## Problem details
Without the pictures, output the lines of the material from the very first through the one that holds "(-2, -9), (-13, -6)]".

## Data shown
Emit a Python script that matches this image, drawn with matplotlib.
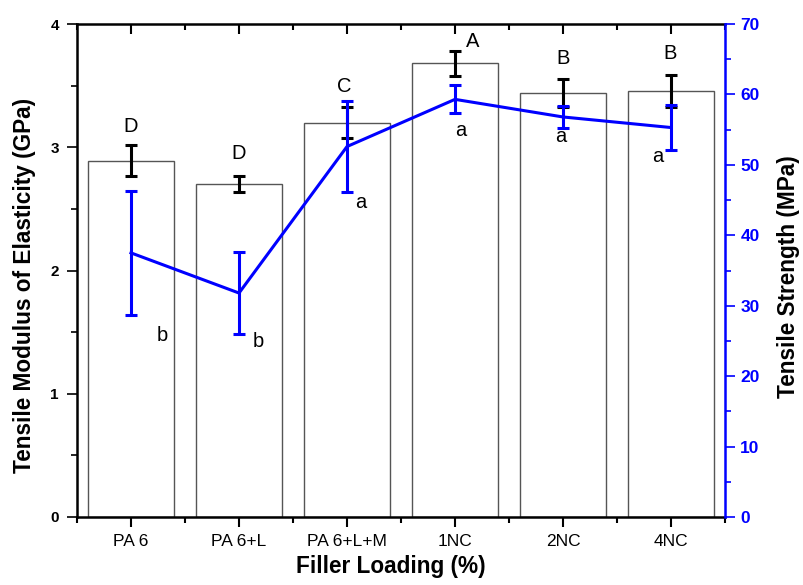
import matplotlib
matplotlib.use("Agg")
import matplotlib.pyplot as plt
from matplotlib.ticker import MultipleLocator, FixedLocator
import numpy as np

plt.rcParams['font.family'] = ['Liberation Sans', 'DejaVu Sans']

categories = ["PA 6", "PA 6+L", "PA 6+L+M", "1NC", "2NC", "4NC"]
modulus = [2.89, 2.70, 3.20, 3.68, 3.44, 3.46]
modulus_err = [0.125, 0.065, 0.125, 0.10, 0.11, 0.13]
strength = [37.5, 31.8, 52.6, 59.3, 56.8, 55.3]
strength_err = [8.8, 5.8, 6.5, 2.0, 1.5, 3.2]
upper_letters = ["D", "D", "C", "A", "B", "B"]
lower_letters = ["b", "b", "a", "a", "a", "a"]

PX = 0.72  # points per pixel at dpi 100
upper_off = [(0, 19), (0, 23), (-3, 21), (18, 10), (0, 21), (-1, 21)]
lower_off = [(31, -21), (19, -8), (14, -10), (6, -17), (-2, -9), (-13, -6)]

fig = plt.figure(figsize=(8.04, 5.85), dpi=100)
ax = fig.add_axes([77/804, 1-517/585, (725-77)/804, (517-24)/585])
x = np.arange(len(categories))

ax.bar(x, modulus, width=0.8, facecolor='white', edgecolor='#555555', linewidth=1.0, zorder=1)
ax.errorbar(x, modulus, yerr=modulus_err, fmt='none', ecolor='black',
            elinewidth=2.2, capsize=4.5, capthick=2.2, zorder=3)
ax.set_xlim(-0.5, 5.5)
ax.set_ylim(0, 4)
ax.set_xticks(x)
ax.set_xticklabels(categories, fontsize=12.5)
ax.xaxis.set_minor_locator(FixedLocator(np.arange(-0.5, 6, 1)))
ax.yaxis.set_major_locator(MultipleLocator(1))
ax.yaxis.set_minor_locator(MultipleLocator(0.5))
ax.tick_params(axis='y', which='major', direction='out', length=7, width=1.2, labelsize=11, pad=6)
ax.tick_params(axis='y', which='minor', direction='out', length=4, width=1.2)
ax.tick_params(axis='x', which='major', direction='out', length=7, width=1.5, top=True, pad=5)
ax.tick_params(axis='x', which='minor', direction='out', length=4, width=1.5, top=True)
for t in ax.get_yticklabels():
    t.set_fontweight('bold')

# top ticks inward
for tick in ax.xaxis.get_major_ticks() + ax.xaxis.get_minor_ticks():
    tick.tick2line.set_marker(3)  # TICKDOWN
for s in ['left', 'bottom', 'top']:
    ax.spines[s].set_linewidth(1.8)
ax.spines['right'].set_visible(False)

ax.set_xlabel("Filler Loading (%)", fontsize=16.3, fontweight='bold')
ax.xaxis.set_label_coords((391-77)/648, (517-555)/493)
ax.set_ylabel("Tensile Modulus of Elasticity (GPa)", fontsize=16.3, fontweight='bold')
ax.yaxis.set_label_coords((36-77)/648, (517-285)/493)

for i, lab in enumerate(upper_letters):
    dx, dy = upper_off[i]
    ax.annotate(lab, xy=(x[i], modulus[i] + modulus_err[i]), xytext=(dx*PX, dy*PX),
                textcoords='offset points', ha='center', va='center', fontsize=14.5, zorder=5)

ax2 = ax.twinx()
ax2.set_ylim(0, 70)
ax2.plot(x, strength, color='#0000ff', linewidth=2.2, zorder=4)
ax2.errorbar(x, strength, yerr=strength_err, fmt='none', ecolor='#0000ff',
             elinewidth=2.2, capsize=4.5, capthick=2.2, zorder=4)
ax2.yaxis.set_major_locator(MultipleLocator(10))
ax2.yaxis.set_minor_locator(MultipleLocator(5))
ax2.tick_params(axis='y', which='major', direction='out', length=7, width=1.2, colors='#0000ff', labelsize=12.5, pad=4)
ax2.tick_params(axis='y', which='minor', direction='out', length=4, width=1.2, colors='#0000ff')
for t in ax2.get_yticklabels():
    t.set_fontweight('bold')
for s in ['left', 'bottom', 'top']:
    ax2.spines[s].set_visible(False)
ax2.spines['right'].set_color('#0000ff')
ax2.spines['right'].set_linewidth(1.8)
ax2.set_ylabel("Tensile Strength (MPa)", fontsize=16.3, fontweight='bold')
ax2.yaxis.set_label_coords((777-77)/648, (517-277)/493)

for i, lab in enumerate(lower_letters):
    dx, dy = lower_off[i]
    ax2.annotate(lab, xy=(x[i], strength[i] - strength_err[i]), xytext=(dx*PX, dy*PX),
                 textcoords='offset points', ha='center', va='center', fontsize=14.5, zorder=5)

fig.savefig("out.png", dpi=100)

## Written reply
Emit a Python script that matches this image, drawn with matplotlib.
import matplotlib
matplotlib.use("Agg")
import matplotlib.pyplot as plt
from matplotlib.ticker import MultipleLocator, FixedLocator
import numpy as np

plt.rcParams['font.family'] = ['Liberation Sans', 'DejaVu Sans']

categories = ["PA 6", "PA 6+L", "PA 6+L+M", "1NC", "2NC", "4NC"]
modulus = [2.89, 2.70, 3.20, 3.68, 3.44, 3.46]
modulus_err = [0.125, 0.065, 0.125, 0.10, 0.11, 0.13]
strength = [37.5, 31.8, 52.6, 59.3, 56.8, 55.3]
strength_err = [8.8, 5.8, 6.5, 2.0, 1.5, 3.2]
upper_letters = ["D", "D", "C", "A", "B", "B"]
lower_letters = ["b", "b", "a", "a", "a", "a"]

PX = 0.72  # points per pixel at dpi 100
upper_off = [(0, 19), (0, 23), (-3, 21), (18, 10), (0, 21), (-1, 21)]
lower_off = [(31, -21), (19, -8), (14, -10), (6, -17), (-2, -9), (-13, -6)]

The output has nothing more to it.